● Work to do:
Copy all of the material word for word, except for the pictures.
>> Start Supplied material
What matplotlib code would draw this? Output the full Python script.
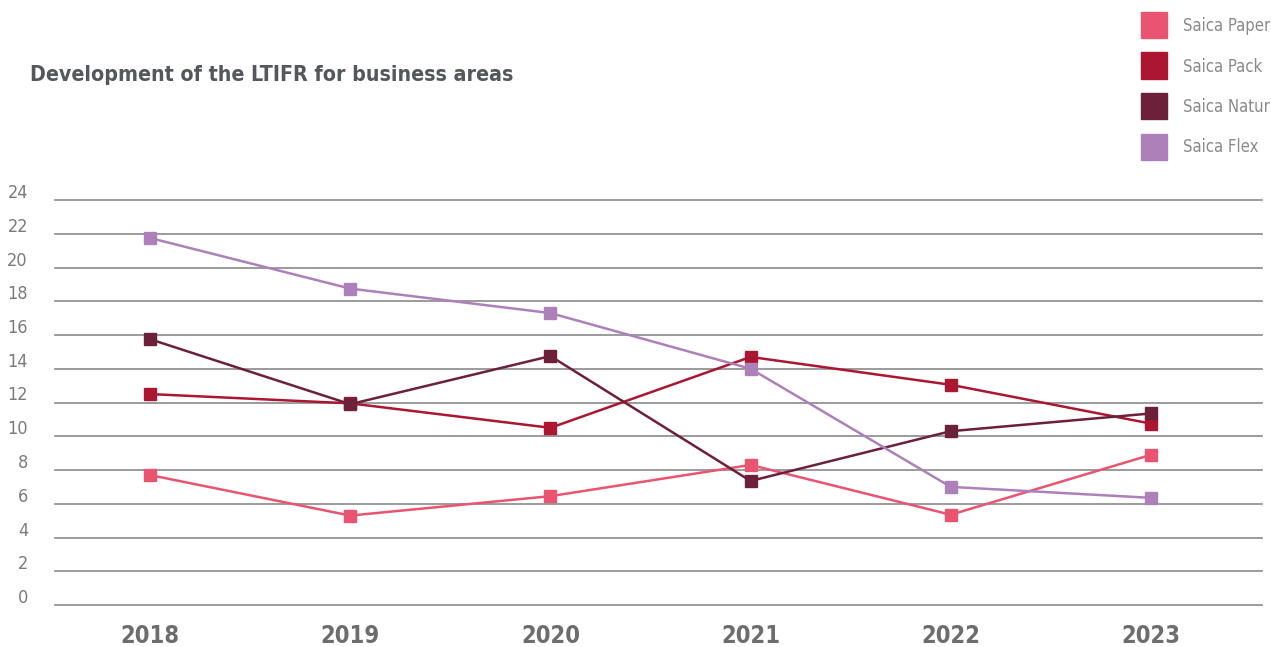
import numpy as np
import matplotlib
matplotlib.use('Agg')
import matplotlib.pyplot as plt
from matplotlib.patches import Rectangle
import matplotlib.transforms as mtransforms

# data
years = ['2018', '2019', '2020', '2021', '2022', '2023']
paper = [7.7, 5.3, 6.45, 8.3, 5.35, 8.9]
pack = [12.5, 11.95, 10.5, 14.7, 13.05, 10.75]
natur = [15.75, 11.9, 14.75, 7.35, 10.3, 11.35]
flex = [21.75, 18.75, 17.3, 14.0, 7.0, 6.35]
names = ['Saica Paper', 'Saica Pack', 'Saica Natur', 'Saica Flex']
colors = ['#E95470', '#AB1630', '#6D2039', '#AE80BA']
yticks = list(range(0, 25, 2))

fig = plt.figure(figsize=(12.71, 6.47), dpi=100)
ax = fig.add_axes([55/1271, 1-605/647, (1262-55)/1271, 405/647])

x = np.arange(len(years))
for vals, c in zip([paper, pack, natur, flex], colors):
    ax.plot(x, vals, color=c, lw=1.8, marker='s', ms=8.5, mec=c, mfc=c, clip_on=False, zorder=3)

ax.set_xlim(-0.475, 5.555)
ax.set_ylim(0, 24)
for t in yticks:
    ax.axhline(t, color='#8a8a8a', lw=1.2, zorder=1, clip_on=False)
ax.set_yticks([])
ax.set_xticks(x)
ax.set_xticklabels(years, fontsize=17, fontweight='bold', color='#6d6d6d',
                   fontstretch='condensed')
ax.tick_params(axis='x', length=0, pad=14)
for s in ax.spines.values():
    s.set_visible(False)

# y labels a little above their gridlines
trans = mtransforms.blended_transform_factory(fig.transFigure, ax.transData)
off = mtransforms.ScaledTranslation(0, 7/100, fig.dpi_scale_trans)
for t in yticks:
    fig.text(28/1271, t, str(t), transform=trans + off, ha='right', va='center',
             fontsize=13, color='#7a7a7a', fontstretch='condensed')

fig.text(30/1271, 1-75/647, 'Development of the LTIFR for business areas',
         fontsize=15.3, fontweight='bold', color='#54585c', va='center',
         fontstretch='condensed')

# legend
for i, (n, c) in enumerate(zip(names, colors)):
    yc = 25 + i*40.5
    fig.patches.append(Rectangle((1141/1271, 1-(yc+13)/647), 26/1271, 26/647,
                                 transform=fig.transFigure, color=c))
    fig.text(1183/1271, 1-(yc+1)/647, n, fontsize=12, color='#8a8a8a', va='center',
             fontstretch='condensed')

fig.savefig('out.png', dpi=100)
>> End Supplied material
● The output:
What matplotlib code would draw this? Output the full Python script.
import numpy as np
import matplotlib
matplotlib.use('Agg')
import matplotlib.pyplot as plt
from matplotlib.patches import Rectangle
import matplotlib.transforms as mtransforms

# data
years = ['2018', '2019', '2020', '2021', '2022', '2023']
paper = [7.7, 5.3, 6.45, 8.3, 5.35, 8.9]
pack = [12.5, 11.95, 10.5, 14.7, 13.05, 10.75]
natur = [15.75, 11.9, 14.75, 7.35, 10.3, 11.35]
flex = [21.75, 18.75, 17.3, 14.0, 7.0, 6.35]
names = ['Saica Paper', 'Saica Pack', 'Saica Natur', 'Saica Flex']
colors = ['#E95470', '#AB1630', '#6D2039', '#AE80BA']
yticks = list(range(0, 25, 2))

fig = plt.figure(figsize=(12.71, 6.47), dpi=100)
ax = fig.add_axes([55/1271, 1-605/647, (1262-55)/1271, 405/647])

x = np.arange(len(years))
for vals, c in zip([paper, pack, natur, flex], colors):
    ax.plot(x, vals, color=c, lw=1.8, marker='s', ms=8.5, mec=c, mfc=c, clip_on=False, zorder=3)

ax.set_xlim(-0.475, 5.555)
ax.set_ylim(0, 24)
for t in yticks:
    ax.axhline(t, color='#8a8a8a', lw=1.2, zorder=1, clip_on=False)
ax.set_yticks([])
ax.set_xticks(x)
ax.set_xticklabels(years, fontsize=17, fontweight='bold', color='#6d6d6d',
                   fontstretch='condensed')
ax.tick_params(axis='x', length=0, pad=14)
for s in ax.spines.values():
    s.set_visible(False)

# y labels a little above their gridlines
trans = mtransforms.blended_transform_factory(fig.transFigure, ax.transData)
off = mtransforms.ScaledTranslation(0, 7/100, fig.dpi_scale_trans)
for t in yticks:
    fig.text(28/1271, t, str(t), transform=trans + off, ha='right', va='center',
             fontsize=13, color='#7a7a7a', fontstretch='condensed')

fig.text(30/1271, 1-75/647, 'Development of the LTIFR for business areas',
         fontsize=15.3, fontweight='bold', color='#54585c', va='center',
         fontstretch='condensed')

# legend
for i, (n, c) in enumerate(zip(names, colors)):
    yc = 25 + i*40.5
    fig.patches.append(Rectangle((1141/1271, 1-(yc+13)/647), 26/1271, 26/647,
                                 transform=fig.transFigure, color=c))
    fig.text(1183/1271, 1-(yc+1)/647, n, fontsize=12, color='#8a8a8a', va='center',
             fontstretch='condensed')

fig.savefig('out.png', dpi=100)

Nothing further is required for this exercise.